«Scene di lotta di classe a Villa dei Fiori» è il sottotitolo/citazione di questo nuovo disco di Capitan Capitone alias l’incendiario polistrumentista di Portalba, Daniele Sepe, che ormai c’ha preso gusto con la sua ciurma dei Fratelli della Costa, un supergruppo che «arrecoglie» tutta la scena musicale giovanile partenopea, stavolta rapper compresi (come Speaker Cenzou, Shaone e l’enfant prodige Pepp-Oh). Dopo il fortunato debutto sospinto da Le range Fellon, ora viene pubblicato il secondo album, Capitan Capitone e i Parenti della Sposa, sempre realizzato con una campagna di crowdfunding sulla piattaforma produzioni dalbasso.com, distribuito da Mdv/Goodfellas, che mette in scena il matrimonio del bucaniere con una signorina di buona famiglia.

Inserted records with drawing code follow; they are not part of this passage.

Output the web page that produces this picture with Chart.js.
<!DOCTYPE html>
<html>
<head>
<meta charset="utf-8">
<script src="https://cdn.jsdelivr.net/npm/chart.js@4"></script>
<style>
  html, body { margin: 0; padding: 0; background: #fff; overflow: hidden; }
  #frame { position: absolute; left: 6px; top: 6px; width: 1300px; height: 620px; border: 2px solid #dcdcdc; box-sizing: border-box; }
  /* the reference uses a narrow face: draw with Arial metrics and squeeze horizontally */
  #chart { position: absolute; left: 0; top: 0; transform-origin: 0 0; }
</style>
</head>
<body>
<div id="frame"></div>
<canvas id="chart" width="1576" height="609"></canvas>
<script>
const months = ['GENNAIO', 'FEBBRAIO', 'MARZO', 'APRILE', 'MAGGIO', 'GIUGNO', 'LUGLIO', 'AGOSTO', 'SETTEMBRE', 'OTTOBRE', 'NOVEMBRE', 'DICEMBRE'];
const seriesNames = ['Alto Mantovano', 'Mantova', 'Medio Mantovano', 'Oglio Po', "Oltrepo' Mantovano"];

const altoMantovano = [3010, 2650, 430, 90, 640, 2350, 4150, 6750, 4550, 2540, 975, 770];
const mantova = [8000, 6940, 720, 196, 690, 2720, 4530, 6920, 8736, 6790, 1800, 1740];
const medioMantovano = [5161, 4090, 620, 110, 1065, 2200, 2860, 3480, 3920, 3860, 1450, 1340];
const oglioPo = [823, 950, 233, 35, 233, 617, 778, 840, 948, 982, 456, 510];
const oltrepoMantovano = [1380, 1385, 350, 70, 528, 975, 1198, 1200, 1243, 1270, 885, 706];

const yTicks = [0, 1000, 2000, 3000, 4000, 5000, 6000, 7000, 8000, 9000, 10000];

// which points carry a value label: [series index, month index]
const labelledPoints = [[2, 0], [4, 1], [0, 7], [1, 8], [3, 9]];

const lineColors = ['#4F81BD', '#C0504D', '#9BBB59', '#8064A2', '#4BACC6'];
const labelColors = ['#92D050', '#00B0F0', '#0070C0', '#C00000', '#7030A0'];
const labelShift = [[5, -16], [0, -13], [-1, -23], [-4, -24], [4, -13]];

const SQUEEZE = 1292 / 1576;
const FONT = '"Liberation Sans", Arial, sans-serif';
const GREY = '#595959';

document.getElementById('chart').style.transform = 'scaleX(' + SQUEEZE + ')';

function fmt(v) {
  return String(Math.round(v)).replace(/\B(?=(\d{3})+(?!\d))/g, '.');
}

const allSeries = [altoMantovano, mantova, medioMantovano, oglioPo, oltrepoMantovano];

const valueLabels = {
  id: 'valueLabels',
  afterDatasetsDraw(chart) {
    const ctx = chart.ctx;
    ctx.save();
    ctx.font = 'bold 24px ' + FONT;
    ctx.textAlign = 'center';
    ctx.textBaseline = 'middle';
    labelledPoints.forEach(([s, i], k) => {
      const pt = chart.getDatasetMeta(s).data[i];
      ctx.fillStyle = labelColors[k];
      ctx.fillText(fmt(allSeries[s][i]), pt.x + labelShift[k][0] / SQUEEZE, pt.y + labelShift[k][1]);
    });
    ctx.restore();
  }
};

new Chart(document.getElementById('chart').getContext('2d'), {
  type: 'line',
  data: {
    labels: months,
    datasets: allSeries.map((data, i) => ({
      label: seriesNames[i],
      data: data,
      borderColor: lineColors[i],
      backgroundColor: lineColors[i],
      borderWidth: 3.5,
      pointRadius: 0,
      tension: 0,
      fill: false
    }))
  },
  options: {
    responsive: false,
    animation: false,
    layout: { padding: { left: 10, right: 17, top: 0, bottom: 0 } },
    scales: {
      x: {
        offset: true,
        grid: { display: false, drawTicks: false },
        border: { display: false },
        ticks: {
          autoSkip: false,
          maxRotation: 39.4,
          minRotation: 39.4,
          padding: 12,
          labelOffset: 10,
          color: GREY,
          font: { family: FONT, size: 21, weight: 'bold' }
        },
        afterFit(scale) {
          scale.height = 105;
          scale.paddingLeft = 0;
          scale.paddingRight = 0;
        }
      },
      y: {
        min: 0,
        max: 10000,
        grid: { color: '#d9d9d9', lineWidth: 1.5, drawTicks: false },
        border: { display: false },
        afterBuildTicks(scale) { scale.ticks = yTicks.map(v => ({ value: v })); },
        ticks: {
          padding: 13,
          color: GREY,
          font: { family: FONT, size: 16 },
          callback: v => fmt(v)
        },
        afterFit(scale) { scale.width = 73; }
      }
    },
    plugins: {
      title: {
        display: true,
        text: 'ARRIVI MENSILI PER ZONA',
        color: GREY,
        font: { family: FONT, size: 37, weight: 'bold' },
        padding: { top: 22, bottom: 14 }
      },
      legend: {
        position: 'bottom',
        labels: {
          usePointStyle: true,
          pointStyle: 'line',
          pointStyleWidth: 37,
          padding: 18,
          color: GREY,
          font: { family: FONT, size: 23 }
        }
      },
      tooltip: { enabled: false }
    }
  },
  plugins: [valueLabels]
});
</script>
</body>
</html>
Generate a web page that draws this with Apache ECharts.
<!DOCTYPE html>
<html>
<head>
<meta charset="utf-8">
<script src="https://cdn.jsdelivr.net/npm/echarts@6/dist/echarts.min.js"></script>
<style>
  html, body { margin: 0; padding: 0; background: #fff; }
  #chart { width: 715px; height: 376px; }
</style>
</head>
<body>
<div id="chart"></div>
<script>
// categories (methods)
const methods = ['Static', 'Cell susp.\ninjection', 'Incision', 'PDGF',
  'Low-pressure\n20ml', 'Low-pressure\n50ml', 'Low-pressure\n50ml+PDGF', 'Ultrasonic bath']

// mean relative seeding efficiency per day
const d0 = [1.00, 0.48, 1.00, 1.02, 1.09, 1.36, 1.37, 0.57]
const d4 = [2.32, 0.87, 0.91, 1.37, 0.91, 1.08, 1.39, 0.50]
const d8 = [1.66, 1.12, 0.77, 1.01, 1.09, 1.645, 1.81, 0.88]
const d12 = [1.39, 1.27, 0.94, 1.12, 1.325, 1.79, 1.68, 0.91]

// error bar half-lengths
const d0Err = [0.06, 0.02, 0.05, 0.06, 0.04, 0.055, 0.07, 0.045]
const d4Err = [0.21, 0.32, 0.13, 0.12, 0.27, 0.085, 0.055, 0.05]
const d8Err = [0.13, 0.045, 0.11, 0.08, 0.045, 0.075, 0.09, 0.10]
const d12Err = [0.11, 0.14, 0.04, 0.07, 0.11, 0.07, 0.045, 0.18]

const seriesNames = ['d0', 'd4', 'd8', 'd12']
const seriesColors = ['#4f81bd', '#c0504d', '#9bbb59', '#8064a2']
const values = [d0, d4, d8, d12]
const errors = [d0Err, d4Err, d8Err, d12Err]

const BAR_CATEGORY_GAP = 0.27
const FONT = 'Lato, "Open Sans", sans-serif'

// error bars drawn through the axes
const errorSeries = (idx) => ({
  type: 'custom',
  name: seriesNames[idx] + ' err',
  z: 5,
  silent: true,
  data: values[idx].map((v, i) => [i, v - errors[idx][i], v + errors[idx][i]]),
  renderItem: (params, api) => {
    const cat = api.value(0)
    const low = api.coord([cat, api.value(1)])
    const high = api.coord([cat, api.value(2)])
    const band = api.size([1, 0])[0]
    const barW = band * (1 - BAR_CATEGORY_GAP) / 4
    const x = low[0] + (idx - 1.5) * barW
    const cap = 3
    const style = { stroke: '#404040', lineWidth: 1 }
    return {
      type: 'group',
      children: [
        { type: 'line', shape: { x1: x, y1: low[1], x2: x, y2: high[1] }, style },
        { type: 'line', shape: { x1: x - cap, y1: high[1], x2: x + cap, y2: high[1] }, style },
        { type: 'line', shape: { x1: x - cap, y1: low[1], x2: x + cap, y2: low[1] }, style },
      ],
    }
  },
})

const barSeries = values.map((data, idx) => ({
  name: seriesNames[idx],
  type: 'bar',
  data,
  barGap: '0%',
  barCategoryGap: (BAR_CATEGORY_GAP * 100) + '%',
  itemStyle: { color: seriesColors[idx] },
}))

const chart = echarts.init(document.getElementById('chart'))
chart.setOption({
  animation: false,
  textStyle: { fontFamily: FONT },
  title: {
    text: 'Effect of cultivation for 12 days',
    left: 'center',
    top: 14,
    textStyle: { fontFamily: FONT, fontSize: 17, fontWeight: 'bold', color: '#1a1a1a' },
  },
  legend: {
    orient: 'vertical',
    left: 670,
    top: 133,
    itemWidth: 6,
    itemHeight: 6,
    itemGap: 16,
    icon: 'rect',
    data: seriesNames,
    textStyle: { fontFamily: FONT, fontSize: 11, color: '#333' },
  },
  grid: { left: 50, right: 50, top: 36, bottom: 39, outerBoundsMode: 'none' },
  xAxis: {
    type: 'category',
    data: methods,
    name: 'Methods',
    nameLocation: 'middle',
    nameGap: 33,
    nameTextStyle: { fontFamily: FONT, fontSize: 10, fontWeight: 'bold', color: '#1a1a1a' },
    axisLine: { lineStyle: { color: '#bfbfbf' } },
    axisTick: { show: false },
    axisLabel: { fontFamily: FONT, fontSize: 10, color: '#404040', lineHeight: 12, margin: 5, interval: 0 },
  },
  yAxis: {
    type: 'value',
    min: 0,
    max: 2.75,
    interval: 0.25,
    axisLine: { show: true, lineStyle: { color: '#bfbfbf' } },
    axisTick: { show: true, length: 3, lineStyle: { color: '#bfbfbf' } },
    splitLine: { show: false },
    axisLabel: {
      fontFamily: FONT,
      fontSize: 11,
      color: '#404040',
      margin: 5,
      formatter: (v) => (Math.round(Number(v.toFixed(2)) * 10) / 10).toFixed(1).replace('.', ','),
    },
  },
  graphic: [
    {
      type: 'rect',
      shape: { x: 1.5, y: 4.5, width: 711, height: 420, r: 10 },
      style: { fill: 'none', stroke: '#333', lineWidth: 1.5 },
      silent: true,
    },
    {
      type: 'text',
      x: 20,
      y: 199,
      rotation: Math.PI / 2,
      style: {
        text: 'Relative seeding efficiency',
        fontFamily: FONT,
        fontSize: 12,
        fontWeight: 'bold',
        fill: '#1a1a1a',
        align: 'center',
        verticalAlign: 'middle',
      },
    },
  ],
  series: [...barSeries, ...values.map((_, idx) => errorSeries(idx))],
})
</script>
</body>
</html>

Una occasione tipica per giocherellare con generi e note, assoli viscerali e imitazioni riuscite (esilarante quella dei cantautori anni ’70 in La canzone del padre, aggiornamento dell’opera di Vincente Minnelli, tra i genitori della sposa, radical chic del Vomero e i zozzosi, amici lumpenproletariat e scombinatoni dello sposo, «uagliune semp tutt’ fumati») e ritornelli esagerati, passando con disinvoltura dalla bossa brasiliana al rock elettrico, e poi la canzone d’autore, il jazz, il funk, il punk, il reggae, il rap, la world music. La superband ha un assetto variabile, bighellonando tra il bar di Peppe Spritz e le polpette di Carmine ai Tribunali (tutti raffigurati nel disegno di copertina di Nicola De Simone) arrivata nientepopodimeno che a 69 musicisti (tra i quali Gnut, Roberto Colella, Alessio Sollo, Don Pasta) ma brani frutto di un lavoro collettivo tanto che non sono citati gli autori delle singole canzoni nel booklet del cd.

Così passano in rassegna tutti i momenti classici degli sponsali, dal menù elencato in vernacolo pesante (Sushi e friarelli, la dicotomia dell’universo vesuviano) alle buste di denaro per regalo, fino ai cuochi e addetti alle vettovaglie che mettono del lassativo nella torta nuziale (Camerieri, che s’esprimono con la parlesia per non farsi intendere dai commensali, Na fumèsia è tutt’ chell’ ch’desider’ mò/ ma si me piglj’ na pausa aropp’ chi’o sent’ ‘o Bacò) che portano inevitabile Mal’e funk, mentre la giustificazione ideologica della pirateria, unica forma di contrapposizione sociale possibile (sebbene alquanto lontana dal partito paneuropeo di Julia Reda) prende la strada di un esproprio proletario in El cangrego peluso e non può mancare l’invitato che non riesce a trovare la strada giusta e va a finire in un’altra festa danzante, Lost in Miano, per i tipi di Gino Fastidio. Tra ironia sui comportamenti sociali più diffusi ed espressioni gergali, la consapevolezza dei genitori e il bieco materialismo dei ragazzi, la lotta di classe allo scoglio, seppure parecchio annebbiata e diluita, serpeggia nell’ora di musica divertente e curiosa pompata dalla big band passando da Stella di mare, ballata melodica con un assolo al pianoforte di Stefano Bollani a Ti amerò più forte, la dichiarazione d’amore della sposa del capitano, cantata da Sara Sgueglia, all’inevitabile conclusione da festa popolare con La salterella del Capitone.